The 71-year-old said he fears “that doctors who are known to oppose abortion will be targeted under this clause by people wishing to catch them out and put them under threat of criminal prosecution because of their religious or human rights beliefs.”

He said that “rather than place this burden on doctors who believe abortion is wrong, it would be more sensible to publish an affirmative list of those who have no conscientious objection to doing abortions.”

Referring to other sections of the Government’s proposed legislation, he said “it will be permissible to end the life of what is deemed a ‘non-viable’ baby, at any stage in the pregnancy, if allowing the baby to be born would pose a ‘risk’ of serious harm to the mental health of the child’s mother.

“Again this is a very loose ground for ending a life. It involves the doctors in making a prediction about the future mental health of the mother after the baby might have been born.

“Whatever about adjudicating about present mental health, deciding about future mental health is completely speculative. And on the basis of that speculation, a baby’s life is to be ended.
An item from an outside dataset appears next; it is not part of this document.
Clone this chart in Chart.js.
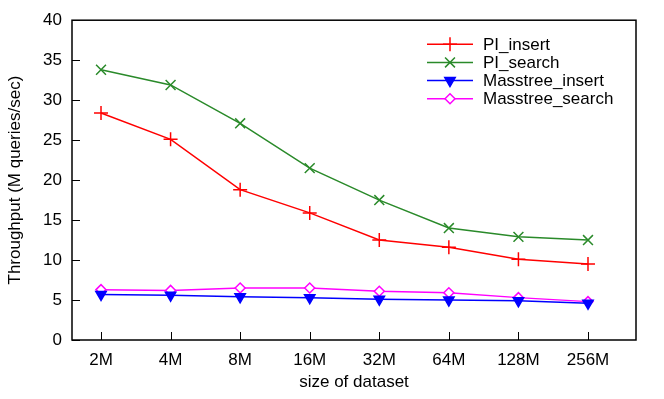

Indeed it is arguable that having an abortion is more likely, at some stage in the future, to trigger mental problems.”

The Dunboyne native encouraged those attending Saturday evening’s dinner to lobby strongly for amendments to the Government’s legislative proposals which will be introduced to the Dáil in the coming weeks.

“We must continue to work vigilantly at legislative level, within the new constitutional dispensation,” he said. “And there is much that can be achieved in the immediate future.”